A condo grows in Brooklyn. And grows and grows and grows…
Following up on our well-received look at the prospect of a condo glut in Manhattan, The Real Deal set out this month to examine the level of new residential development in Brooklyn, the borough that has boomed in the past several years, luring buyers who are priced out of Manhattan, or who are simply drawn by laid-back neighborhood vibes.
An analysis of data from the New York state Attorney General’s office, which regulates approval of new condo projects, shows that the amount of new development hitting the market in Brooklyn this year will be 25 percent higher than the number of units in 2004.
Projections show that more than 4,300 units are expected to be approved for sale in the borough this year, compared to 3,100 last year, based on figures for the first seven months of the year.
That’s a smaller jump than in Manhattan, where the amount of new development coming online this year is projected to be double 2004, but impressive all the same. The number of new units added annually in Brooklyn has jumped since the beginning of the decade from 370 in 2000, to 2,203 in 2001, 1,713 in 2002, and 2,450 in 2003.
Once a haven of cheap rents for hipsters, Williamsburg now sprouts condos. The neighborhood has added 1,991 condominium units in the last five years, the greatest growth of any section of the borough. It’s third behind Dumbo and Gravesend in the southern part of Brooklyn in total new apartments added for the year to date.
After showing plenty of hype, but not much product, Dumbo has added 611 condo units this year, nearly twice as many than were added over the last five years. The growth in inventory is largely the result of two big projects J Condo, a 31-story building that will be the tallest in Dumbo and Two Trees’ converted 70 Washington Street.
In addition to units approved for sale, the study also looked at projects in the pipeline offering plans submitted and not yet approved by the Attorney General’s office, and offering plans still in the testing phase.
Brooklyn Heights, a landmark district where there are few new projects, has the most units currently in the pipeline.

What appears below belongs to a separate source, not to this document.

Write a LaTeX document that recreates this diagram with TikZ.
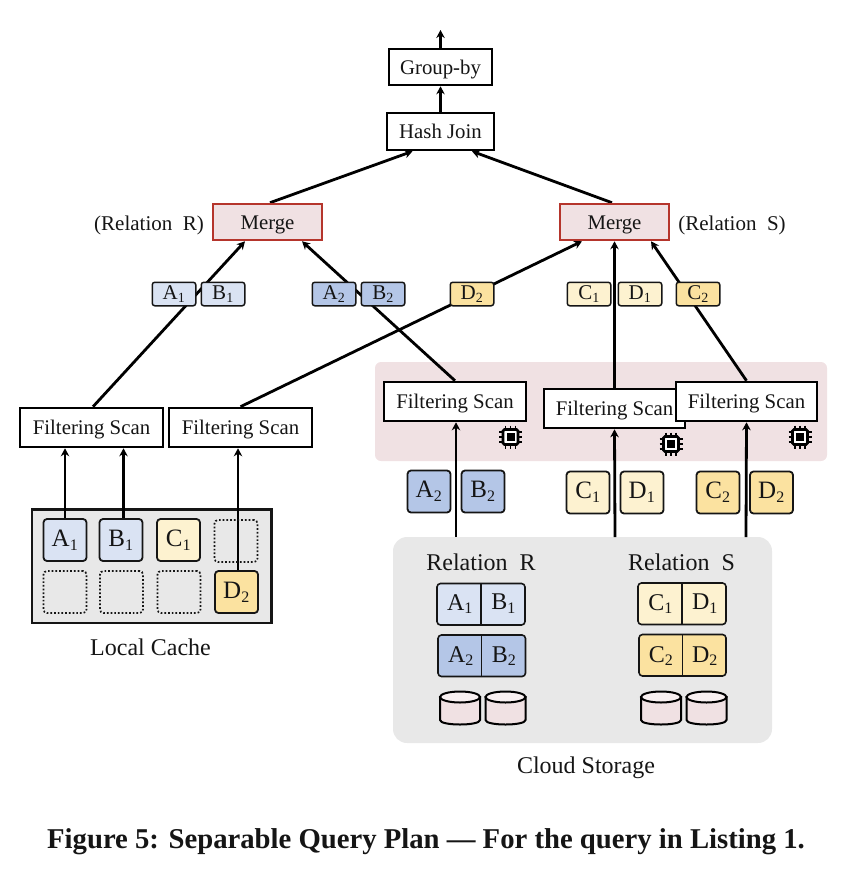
\documentclass[tikz,border=0pt]{standalone}
\usepackage{fontspec}
\setmainfont{Liberation Serif}
\usetikzlibrary{arrows.meta,calc}
\definecolor{lblue}{HTML}{DAE3F3}
\definecolor{dblue}{HTML}{B4C6E7}
\definecolor{lyel}{HTML}{FDF2D0}
\definecolor{dyel}{HTML}{FBE2A0}
\definecolor{pinkbg}{HTML}{F0E1E3}
\definecolor{graybg}{HTML}{E8E8E8}
\definecolor{mred}{HTML}{B5352C}
\definecolor{inkc}{HTML}{151515}
\pgfdeclarelayer{bgl}\pgfdeclarelayer{edgel}
\pgfsetlayers{bgl,edgel,main}
\newcommand{\sbs}[2]{#1\textsubscript{\fontsize{16}{16}\selectfont #2}}
\newcommand{\sbt}[2]{#1\textsubscript{\fontsize{14}{14}\selectfont #2}}
\tikzset{
  txt/.style={font=\fontsize{24}{26}\selectfont,text=inkc,inner sep=0pt,text height=15pt,text depth=0pt},
  opbox/.style={draw=black,line width=2.6pt,fill=white,inner sep=0pt,text=inkc,font=\fontsize{20.8}{22}\selectfont,text height=14.5pt,text depth=0pt},
  mergebox/.style={opbox,draw=mred,fill=pinkbg},
  block/.style={draw=inkc,line width=1.8pt,rounded corners=3.5pt,minimum width=43pt,minimum height=42pt,inner sep=0pt,text=inkc,font=\fontsize{25}{27}\selectfont},
  tag/.style={draw=inkc,line width=1.5pt,rounded corners=2.5pt,minimum width=43.5pt,minimum height=23.5pt,inner sep=0pt,text=inkc,font=\fontsize{21}{23}\selectfont},
  empty/.style={draw=inkc,line width=1.7pt,dotted,rounded corners=3.5pt,minimum width=43pt,minimum height=42pt,inner sep=0pt},
  flow/.style={draw=black,line width=2.8pt,-{Stealth[length=8pt,width=8.5pt]}},
  splitpart/.style={inner sep=0pt,text=inkc,font=\fontsize{24}{26}\selectfont},
  chip/.pic={
    \foreach \d in {-5,0,5}{
      \draw[black,line width=1.8pt] (\d,-11.5) -- (\d,11.5);
      \draw[black,line width=1.8pt] (-11.5,\d) -- (11.5,\d);}
    \fill[white] (-7,-7) rectangle (7,7);
    \draw[black,line width=2.8pt,rounded corners=1.5pt] (-7.5,-7.5) rectangle (7.5,7.5);
    \fill[black] (-4,-4) rectangle (4,4);
  },
  disk/.pic={
    \draw[draw=black,line width=2pt,fill=pinkbg] (-20,-11) -- (-20,12) .. controls (-20,18) and (20,18) .. (20,12) -- (20,-11) -- cycle;
    \draw[draw=black,line width=2pt,fill=pinkbg!50!white] (0,-11) ellipse[x radius=20,y radius=5.5];
  }
}
\begin{document}
\begin{tikzpicture}[x=1pt,y=-1pt]
\useasboundingbox (0,0) rectangle (851,873);
% panels
\begin{pgfonlayer}{bgl}
  \fill[pinkbg,rounded corners=6pt] (375,362) rectangle (827,461);
  \fill[graybg,rounded corners=14pt] (393,537) rectangle (772,743);
  \draw[fill=graybg,draw=inkc,line width=2.2pt] (32,509.5) rectangle (271.5,623);
\end{pgfonlayer}
% operators
\node[opbox,minimum width=103pt,minimum height=36pt] (gb) at (440.5,67) {Group-by};
\node[opbox,minimum width=107pt,minimum height=37pt] (hj) at (440.5,131.5) {Hash Join};
\coordinate (out) at (440.5,30);
\node[mergebox,minimum width=109pt,minimum height=36pt] (mL) at (267.5,222) {Merge};
\node[mergebox,minimum width=109pt,minimum height=36pt] (mR) at (614.5,222) {Merge};
\node[txt,font=\fontsize{21}{22}\selectfont,text height=16pt,text depth=0pt] (rl) at (149,222) {(Relation\ \ R)};
\node[txt,font=\fontsize{21}{22}\selectfont,text height=16pt,text depth=0pt] (sl) at (732,222) {(Relation\ \ S)};
% tags
\node[tag,fill=lblue] (tA1) at (174,294) {\sbt{A}{1}};
\node[tag,fill=lblue] (tB1) at (223,294) {\sbt{B}{1}};
\node[tag,fill=dblue] (tA2) at (334,294) {\sbt{A}{2}};
\node[tag,fill=dblue] (tB2) at (383,294) {\sbt{B}{2}};
\node[tag,fill=dyel] (tD2) at (472,294) {\sbt{D}{2}};
\node[tag,fill=lyel] (tC1) at (589,294) {\sbt{C}{1}};
\node[tag,fill=lyel] (tD1) at (640,294) {\sbt{D}{1}};
\node[tag,fill=dyel] (tC2) at (698,294) {\sbt{C}{2}};
% scans
\node[opbox,minimum width=143pt,minimum height=39pt] (f1) at (91.5,427.5) {Filtering Scan};
\node[opbox,minimum width=143pt,minimum height=39pt] (f2) at (240.5,427.5) {Filtering Scan};
\node[opbox,minimum width=142pt,minimum height=39pt] (f3) at (455,401.5) {Filtering Scan};
\node[opbox,minimum width=141pt,minimum height=39pt] (f4) at (614.5,408.5) {Filtering Scan};
\node[opbox,minimum width=141pt,minimum height=39pt] (f5) at (746.5,401.5) {Filtering Scan};
\pic at (510.5,437) {chip};
\pic at (671,444) {chip};
\pic at (800,437) {chip};
% free blocks
\node[block,fill=dblue] (bA2) at (429,491.5) {\sbs{A}{2}};
\node[block,fill=dblue] (bB2) at (483,491.5) {\sbs{B}{2}};
\node[block,fill=lyel] (bC1) at (588,492.5) {\sbs{C}{1}};
\node[block,fill=lyel] (bD1) at (642,492.5) {\sbs{D}{1}};
\node[block,fill=dyel] (bC2) at (718,492.5) {\sbs{C}{2}};
\node[block,fill=dyel] (bD2) at (771.5,492.5) {\sbs{D}{2}};
% local cache
\node[block,fill=lblue] (cA1) at (65,540) {\sbs{A}{1}};
\node[block,fill=lblue] (cB1) at (121,540) {\sbs{B}{1}};
\node[block,fill=lyel] (cC1) at (178.5,540) {\sbs{C}{1}};
\node[empty] (e1) at (236,541) {};
\node[empty] (e2) at (65,592) {};
\node[empty] (e3) at (121.5,592) {};
\node[empty] (e4) at (179,592) {};
\node[block,fill=dyel] (cD2) at (236.5,592) {\sbs{D}{2}};
\node[txt] (lc) at (150.5,648) {Local Cache};
% cloud
\node[txt] (rr) at (481,563) {Relation\ \ R};
\node[txt] (rs) at (681.5,563) {Relation\ \ S};
\node[txt] (cs) at (586,766) {Cloud Storage};
\draw[fill=lblue,draw=inkc,line width=1.6pt,rounded corners=3.5pt] (437,583.5) rectangle (525,625);
\draw[fill=dblue,draw=inkc,line width=1.6pt,rounded corners=3.5pt] (438,635) rectangle (525.5,676.5);
\draw[fill=lyel,draw=inkc,line width=1.6pt,rounded corners=3.5pt] (638,583) rectangle (726,624.5);
\draw[fill=dyel,draw=inkc,line width=1.6pt,rounded corners=3.5pt] (639,634.5) rectangle (726,676);
\draw[inkc,line width=1.6pt] (481,583.5) -- (481,625) (481.5,635) -- (481.5,676.5) (682,583) -- (682,624.5) (682.5,634.5) -- (682.5,676);
\node[splitpart] (pA1) at (460,604) {\sbs{A}{1}};
\node[splitpart] (pB1) at (503.5,604) {\sbs{B}{1}};
\node[splitpart] (pA2) at (461,656) {\sbs{A}{2}};
\node[splitpart] (pB2) at (504,656) {\sbs{B}{2}};
\node[splitpart] (pC1) at (660.5,604) {\sbs{C}{1}};
\node[splitpart] (pD1) at (705,604) {\sbs{D}{1}};
\node[splitpart] (pC2) at (661,656) {\sbs{C}{2}};
\node[splitpart] (pD2) at (705,656) {\sbs{D}{2}};
\pic at (460,708) {disk};
\pic at (505.5,708) {disk};
\pic at (661,708) {disk};
\pic at (706.5,708) {disk};
\node[font=\bfseries\fontsize{28.7}{30}\selectfont,text=inkc,inner sep=0pt,text height=18pt,text depth=0pt] (cap) at (426,839) {Figure 5: Separable Query Plan — For the query in Listing 1.};
% connection points
\coordinate (hjL) at ($(hj.south)+(-28,0)$);
\coordinate (hjR) at ($(hj.south)+(31.5,0)$);
\coordinate (mLt) at ($(mL.north)+(2.5,0)$);
\coordinate (mRt) at ($(mR.north)+(-2.5,0)$);
\coordinate (mLa) at ($(mL.south)+(-22.5,0)$);
\coordinate (mLb) at ($(mL.south)+(34.5,0)$);
\coordinate (mRa) at ($(mR.south)+(-32.5,0)$);
\coordinate (mRb) at ($(mR.south)+(36.5,0)$);
\begin{pgfonlayer}{edgel}
  \draw[flow] (gb.north) -- (out);
  \draw[flow] (hj.north) -- (gb.south);
  \draw[flow] (mLt) -- (hjL);
  \draw[flow] (mRt) -- (hjR);
  \draw[flow] ($(f1.north)+(1.5,0)$) -- (mLa);
  \draw[flow] (f2.north) -- (mRa);
  \draw[flow] (f3.north) -- (mLb);
  \draw[flow] (f4.north) -- (mR.south);
  \draw[flow] (f5.north) -- (mRb);
  \draw[flow] (456,537) -- (f3.south -| 456,0);
  \draw[flow] (615,537) -- (f4.south);
  \draw[flow] (746,537) -- (f5.south);
  \draw[flow] (cA1.north) -- (cA1.north |- f1.south);
  \draw[flow] ($(cB1.north)+(2.5,0)$) -- ($(cB1.north |- f1.south)+(2.5,0)$);
  \draw[flow] ($(cD2.north)+(1.5,0)$) -- ($(cD2.north |- f2.south)+(1.5,0)$);
\end{pgfonlayer}
\end{tikzpicture}
\end{document}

It is due almost entirely to a 605-unit condo development the biggest project in Brooklyn in number of units in at least the last five years, and probably ever at 360 Furman Street, on the waterfront. The Jehovah’s Witnesses to RAL Development sold the 960,000-square-foot building last year for a reported $200 million. Williamsburg, Sheepshead Bay, and Fort Greene follow with the next highest numbers of new condos in the pipeline, respectively.
Despite the construction, what’s being built in Brooklyn is still a drop in the bucket in comparison to the existing amount of housing in the city’s most populous borough. There are around 930,000 housing units in Brooklyn, 238,000 of which are owned and occupied by their owners.